- Goal of the exercise -
Repeat exactly, please, the lines that begin at the start of the listing and end at the line holding "import matplotlib.pyplot as plt".

- Data to process -
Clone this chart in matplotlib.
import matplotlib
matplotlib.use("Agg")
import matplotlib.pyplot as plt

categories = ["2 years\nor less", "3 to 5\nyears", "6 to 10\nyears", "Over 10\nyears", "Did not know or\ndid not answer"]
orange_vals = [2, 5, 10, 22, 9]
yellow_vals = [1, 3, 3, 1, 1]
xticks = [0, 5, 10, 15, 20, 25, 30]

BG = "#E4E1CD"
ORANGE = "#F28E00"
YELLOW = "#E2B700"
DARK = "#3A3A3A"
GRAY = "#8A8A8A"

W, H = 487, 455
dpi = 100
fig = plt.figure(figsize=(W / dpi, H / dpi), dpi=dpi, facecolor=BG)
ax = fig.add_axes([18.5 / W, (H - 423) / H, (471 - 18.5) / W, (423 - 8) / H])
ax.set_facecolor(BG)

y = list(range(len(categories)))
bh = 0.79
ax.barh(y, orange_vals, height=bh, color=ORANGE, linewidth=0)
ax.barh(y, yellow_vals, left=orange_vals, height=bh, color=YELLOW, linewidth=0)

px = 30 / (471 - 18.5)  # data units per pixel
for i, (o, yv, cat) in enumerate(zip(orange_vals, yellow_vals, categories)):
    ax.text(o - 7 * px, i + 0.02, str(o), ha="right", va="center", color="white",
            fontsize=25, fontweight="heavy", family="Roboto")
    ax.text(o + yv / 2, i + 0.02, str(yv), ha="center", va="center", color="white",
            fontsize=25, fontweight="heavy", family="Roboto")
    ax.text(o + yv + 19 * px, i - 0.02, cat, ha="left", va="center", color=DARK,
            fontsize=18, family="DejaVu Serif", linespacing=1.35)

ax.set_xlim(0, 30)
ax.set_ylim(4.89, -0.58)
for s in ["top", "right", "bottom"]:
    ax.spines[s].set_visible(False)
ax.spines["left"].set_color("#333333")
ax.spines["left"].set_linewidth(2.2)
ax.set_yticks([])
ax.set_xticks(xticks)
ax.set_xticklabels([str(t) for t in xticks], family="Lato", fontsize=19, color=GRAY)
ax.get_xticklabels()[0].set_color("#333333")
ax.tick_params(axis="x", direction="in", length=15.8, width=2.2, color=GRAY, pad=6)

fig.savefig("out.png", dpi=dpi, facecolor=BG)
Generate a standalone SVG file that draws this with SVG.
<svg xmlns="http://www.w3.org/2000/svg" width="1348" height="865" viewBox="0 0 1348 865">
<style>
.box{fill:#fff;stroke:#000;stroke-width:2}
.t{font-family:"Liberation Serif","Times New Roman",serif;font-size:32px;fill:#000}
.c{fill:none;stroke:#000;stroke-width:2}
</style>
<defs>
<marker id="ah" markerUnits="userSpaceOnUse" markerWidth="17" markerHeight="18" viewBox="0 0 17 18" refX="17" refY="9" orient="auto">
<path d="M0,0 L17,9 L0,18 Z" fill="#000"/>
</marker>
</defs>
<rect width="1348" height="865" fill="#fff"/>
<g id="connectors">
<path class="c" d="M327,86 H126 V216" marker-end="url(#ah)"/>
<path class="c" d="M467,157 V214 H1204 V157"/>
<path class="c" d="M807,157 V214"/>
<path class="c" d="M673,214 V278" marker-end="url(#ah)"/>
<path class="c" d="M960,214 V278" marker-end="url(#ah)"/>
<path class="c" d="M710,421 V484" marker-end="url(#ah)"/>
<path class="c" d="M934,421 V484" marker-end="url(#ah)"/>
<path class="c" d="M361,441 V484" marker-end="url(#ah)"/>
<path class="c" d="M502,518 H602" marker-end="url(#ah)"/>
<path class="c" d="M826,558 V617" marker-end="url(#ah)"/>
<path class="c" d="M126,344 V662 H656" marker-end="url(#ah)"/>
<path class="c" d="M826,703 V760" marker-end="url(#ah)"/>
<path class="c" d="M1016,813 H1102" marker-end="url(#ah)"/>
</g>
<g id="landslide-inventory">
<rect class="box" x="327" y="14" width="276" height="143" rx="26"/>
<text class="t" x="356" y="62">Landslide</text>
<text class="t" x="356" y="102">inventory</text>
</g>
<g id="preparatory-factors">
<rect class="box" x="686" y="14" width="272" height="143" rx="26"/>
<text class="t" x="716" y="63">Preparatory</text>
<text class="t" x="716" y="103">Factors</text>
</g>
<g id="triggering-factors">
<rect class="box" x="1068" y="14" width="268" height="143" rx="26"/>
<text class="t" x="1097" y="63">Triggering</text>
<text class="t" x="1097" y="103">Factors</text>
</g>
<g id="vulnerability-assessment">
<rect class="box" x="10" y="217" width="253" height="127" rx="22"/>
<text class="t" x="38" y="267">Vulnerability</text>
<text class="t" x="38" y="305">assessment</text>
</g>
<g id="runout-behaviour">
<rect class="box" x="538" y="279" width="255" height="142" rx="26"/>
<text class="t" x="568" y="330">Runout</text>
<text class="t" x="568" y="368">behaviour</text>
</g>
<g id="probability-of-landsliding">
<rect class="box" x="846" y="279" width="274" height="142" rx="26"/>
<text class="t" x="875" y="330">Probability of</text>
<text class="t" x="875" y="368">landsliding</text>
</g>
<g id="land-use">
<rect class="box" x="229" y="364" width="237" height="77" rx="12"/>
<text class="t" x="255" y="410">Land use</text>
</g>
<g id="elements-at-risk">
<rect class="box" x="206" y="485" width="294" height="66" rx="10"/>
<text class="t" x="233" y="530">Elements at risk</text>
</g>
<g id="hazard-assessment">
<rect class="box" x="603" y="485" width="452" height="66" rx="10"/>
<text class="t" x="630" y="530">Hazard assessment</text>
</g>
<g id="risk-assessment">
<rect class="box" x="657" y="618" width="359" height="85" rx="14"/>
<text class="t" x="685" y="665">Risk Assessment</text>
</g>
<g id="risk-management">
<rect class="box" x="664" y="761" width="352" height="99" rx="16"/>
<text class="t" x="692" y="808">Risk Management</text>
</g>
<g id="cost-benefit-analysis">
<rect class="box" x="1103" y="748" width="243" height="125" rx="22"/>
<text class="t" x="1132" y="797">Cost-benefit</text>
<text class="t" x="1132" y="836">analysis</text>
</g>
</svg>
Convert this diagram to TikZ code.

- Answer -
Clone this chart in matplotlib.
import matplotlib
matplotlib.use("Agg")
import matplotlib.pyplot as plt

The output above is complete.